Etwa 100 bis 200 (die Zahlenangaben variieren stark) starben dabei. Als erster Mensch, der an der Berliner Mauer erschossen wurde, gilt der am 24. August 1961 getötete 24-jährige Günter Litfin, als letztes Todesopfer der in der Nacht vom 5. auf 6. Februar 1989 erschossene 20-jährige Chris Gueffroy.

1989: Das rasche Aus für die Mauer

Das Ende der Berliner Mauer kam dann genauso schnell wie ihre Errichtung: Ende 1989 beschloss die DDR-Führung unter dem Eindruck der Massenflucht ausreisewilliger Ostdeutscher über Ungarn und die westdeutsche Botschaft in Prag in den Westen sowie der zunehmenden regierungskritischen Großdemonstrationen im Land eine Ausreisemöglichkeit für DDR-Bürger ohne besondere Formalitäten.

Als das Politbüromitglied Günter Schabowski die Regelung am 9. November 1989 in einer internationalen Pressekonferenz vorstellte, sagte der über eine eigentlich geplante Sperrfrist uninformierte Funktionär, diese trete „sofort, unverzüglich“ in Kraft.

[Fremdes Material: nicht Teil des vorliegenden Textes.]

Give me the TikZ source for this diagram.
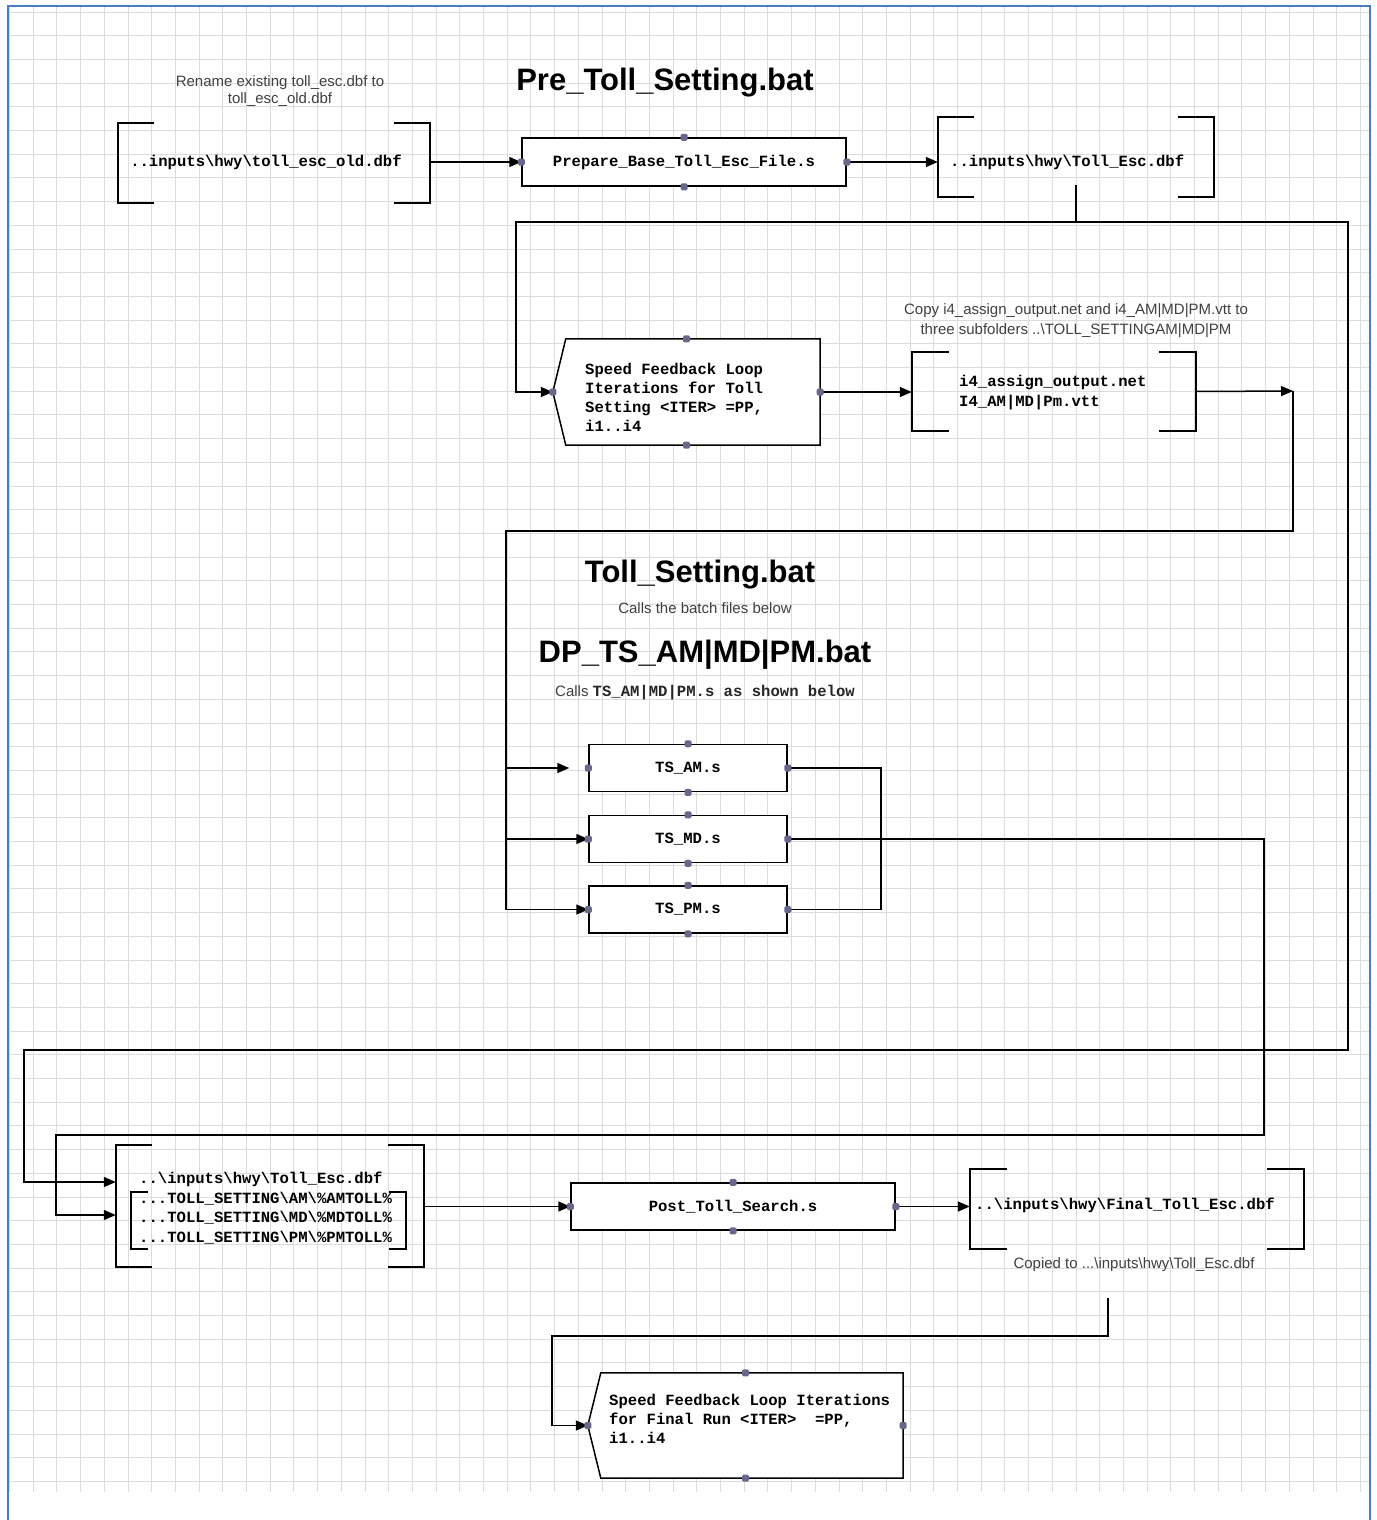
\documentclass[tikz,border=0pt]{standalone}
\usepackage{fontspec}
\setmainfont{Liberation Sans}
\newfontfamily\cour{Liberation Mono}
\usetikzlibrary{arrows.meta,calc}
\definecolor{dotc}{RGB}{104,104,140}
\definecolor{framec}{RGB}{74,124,196}
\definecolor{gridc}{RGB}{220,220,220}
\definecolor{notec}{RGB}{64,64,64}
\newcommand\portdots[1]{\foreach \a in {north,south,east,west}{\fill[dotc,rounded corners=1.5pt] ([shift={(-3.5pt,-3.5pt)}]#1.\a) rectangle ++(7pt,7pt);}}
\newcommand\bracketpair[2]{%
  \draw[bl] ([xshift=#2]#1.north west) -- (#1.north west) -- (#1.south west) -- ([xshift=#2]#1.south west);
  \draw[bl] ([xshift=-#2]#1.north east) -- (#1.north east) -- (#1.south east) -- ([xshift=-#2]#1.south east);}
\newcommand\notchshape[2]{\draw[ln,fill=white] ([xshift=#2]#1.north west) -- (#1.north east) -- (#1.south east) -- ([xshift=#2]#1.south west) -- (#1.west) -- cycle;}
\begin{document}
\begin{tikzpicture}[x=1pt,y=-1pt,
  bl/.style={line width=1.5pt,black},
  ln/.style={line width=1.5pt,black},
  ar/.style={ln,-{Triangle[length=12pt,width=10pt]}},
  box/.style={draw,line width=1.5pt,fill=white,inner sep=0pt,font=\cour\bfseries\fontsize{15.6}{19}\selectfont},
  hold/.style={draw=none,inner sep=0pt},
  mono/.style={inner sep=0pt,font=\cour\bfseries\fontsize{15.6}{19.5}\selectfont,align=left},
  note/.style={inner sep=0pt,text=notec,font=\fontsize{15}{17}\selectfont,align=center},
  title/.style={inner sep=0pt,font=\bfseries\fontsize{31}{36}\selectfont}]
\useasboundingbox (0,0) rectangle (1376,1520);
\fill[white] (0,0) rectangle (1376,1520);
% grid
\foreach \i in {0,...,57}{\draw[gridc,line width=0.9pt] ({9.5+23.7*\i},6) -- ++(0,1486);}
\foreach \i in {0,...,62}{\draw[gridc,line width=0.9pt] (9.5,{12+23.7*\i}) -- (1370,{12+23.7*\i});}
\draw[framec,line width=2pt] (8,1520) -- (8,6) -- (1370,6) -- (1370,1520);

% titles and notes
\node[note] (n1) at (280,91) {Rename existing toll\_esc.dbf to\\toll\_esc\_old.dbf};
\node[title] (t1) at (665,83) {Pre\_Toll\_Setting.bat};
\node[note,font=\fontsize{15}{20}\selectfont] (n2) at (1076,321) {Copy i4\_assign\_output.net and i4\_AM|MD|PM.vtt to\\three subfolders ..\textbackslash TOLL\_SETTINGAM|MD|PM};
\node[title] (t2) at (700,575) {Toll\_Setting.bat};
\node[note] (n3) at (705,608) {Calls the batch files below};
\node[title] (t3) at (705,655) {DP\_TS\_AM|MD|PM.bat};
\node[note] (n4) at (705,693) {Calls {\cour\bfseries\fontsize{15.6}{19}\selectfont\color{black!85} TS\_AM|MD|PM.s as shown below}};
\node[note] (n5) at (1134,1265) {Copied to ...\textbackslash inputs\textbackslash hwy\textbackslash Toll\_Esc.dbf};

% bracket stores
\node[hold,minimum width=312pt,minimum height=80pt] (b1) at (274,163) {};
\bracketpair{b1}{36pt}
\node[mono] (b1t) at (266,162) {..inputs\textbackslash hwy\textbackslash toll\_esc\_old.dbf};

\node[hold,minimum width=276pt,minimum height=80pt] (b2) at (1076,157) {};
\bracketpair{b2}{36pt}
\node[mono,anchor=west] (b2t) at (950,162) {..inputs\textbackslash hwy\textbackslash Toll\_Esc.dbf};

\node[hold,minimum width=284pt,minimum height=79pt] (b3) at (1054,391.5) {};
\bracketpair{b3}{37pt}
\node[mono,anchor=north west] (b3t) at (959,375) {i4\_assign\_output.net\\I4\_AM|MD|Pm.vtt};

\node[hold,minimum width=308pt,minimum height=122pt] (b5) at (270,1206) {};
\bracketpair{b5}{36pt}
\node[hold,minimum width=275pt,minimum height=57pt] (b5i) at (268.5,1220.5) {};
\bracketpair{b5i}{17pt}
\node[mono,anchor=north west] (b5t) at (139,1172) {..\textbackslash inputs\textbackslash hwy\textbackslash Toll\_Esc.dbf\\...TOLL\_SETTING\textbackslash AM\textbackslash \%AMTOLL\%\\...TOLL\_SETTING\textbackslash MD\textbackslash \%MDTOLL\%\\...TOLL\_SETTING\textbackslash PM\textbackslash \%PMTOLL\%};

\node[hold,minimum width=334pt,minimum height=80pt] (b4) at (1137,1209) {};
\bracketpair{b4}{37pt}
\node[mono,anchor=west] (b4t) at (975,1205) {..\textbackslash inputs\textbackslash hwy\textbackslash Final\_Toll\_Esc.dbf};

% process boxes
\node[box,minimum width=324pt,minimum height=48pt] (prep) at (684,162) {Prepare\_Base\_Toll\_Esc\_File.s};
\node[box,minimum width=198pt,minimum height=47pt] (tsam) at (688,768) {TS\_AM.s};
\node[box,minimum width=198pt,minimum height=47pt] (tsmd) at (688,839) {TS\_MD.s};
\node[box,minimum width=198pt,minimum height=47pt] (tspm) at (688,909.5) {TS\_PM.s};
\node[box,minimum width=324pt,minimum height=47pt] (post) at (733,1206.5) {Post\_Toll\_Search.s};

\node[hold,minimum width=267pt,minimum height=106pt] (sf1) at (686.5,392) {};
\notchshape{sf1}{13pt}
\node[mono,anchor=north west,font=\cour\bfseries\fontsize{15.6}{19}\selectfont] (sf1t) at (585,363) {Speed Feedback Loop\\Iterations for Toll\\Setting <ITER> =PP,\\i1..i4};

\node[hold,minimum width=315pt,minimum height=105pt] (sf2) at (745.5,1425.5) {};
\notchshape{sf2}{13pt}
\node[mono,anchor=north west,font=\cour\bfseries\fontsize{15.6}{19}\selectfont] (sf2t) at (609,1394) {Speed Feedback Loop Iterations\\for Final Run <ITER>~ =PP,\\i1..i4};

% junction coordinates
\coordinate (ja) at (516,222);
\coordinate (jr) at (1293,391);
\coordinate (jl) at (506,531);
\coordinate (jm) at (881,839);
\coordinate (cp) at (1108,1298);

% connectors
\draw[ar] (b1.east |- prep.west) -- (prep.west);
\draw[ar] (prep.east) -- (prep.east -| b2.west);
\draw[ar] ([yshift=12pt]b2.south) |- (ja) |- (sf1.west);
\draw[ar] ([yshift=12pt]b2.south) |- (1348,222) -- (1348,1050) -- (24,1050) |- ([yshift=24pt]b5.west);
\draw[ar] (sf1.east) -- (sf1.east -| b3.west);
\draw[ar] (b3.east) -- (jr);
\draw[ar] (jr) |- (jl) |- (tspm.west);
\draw[ar] (jl |- tsam.west) -- ([xshift=-19pt]tsam.west);
\draw[ar] (jl |- tsmd.west) -- (tsmd.west);
\draw[ln] (tsam.east) -- (tsam.east -| jm) |- (tspm.east);
\draw[ar] (tsmd.east) -- (1264,839) |- (56,1135) |- ([yshift=-9pt]b5.west);
\draw[ar] (b5.east |- post.west) -- (post.west);
\draw[ar] (post.east) -- (post.east -| b4.west);
\draw[ar] (cp) |- (552,1336) |- (sf2.west);

% ports
\portdots{prep}
\portdots{sf1}
\portdots{tsam}
\portdots{tsmd}
\portdots{tspm}
\portdots{post}
\portdots{sf2}
\end{tikzpicture}
\end{document}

In der darauffolgenden Nacht begannen DDR-Bürger, massenweise die Grenzübergänge nach Westberlin zu belagern, was schließlich zur Öffnung der Grenze durch die verunsicherten und von der geltenden Regelung noch nicht ausreichend informierten Grenztruppen führte. Die Bilder der auf der Mauer feiernden und jubelnden Menschen gingen um die Welt. Nur wenig später war die Berliner Mauer als Bauwerk Geschichte. In den Köpfen lebte die Mauer noch länger fort.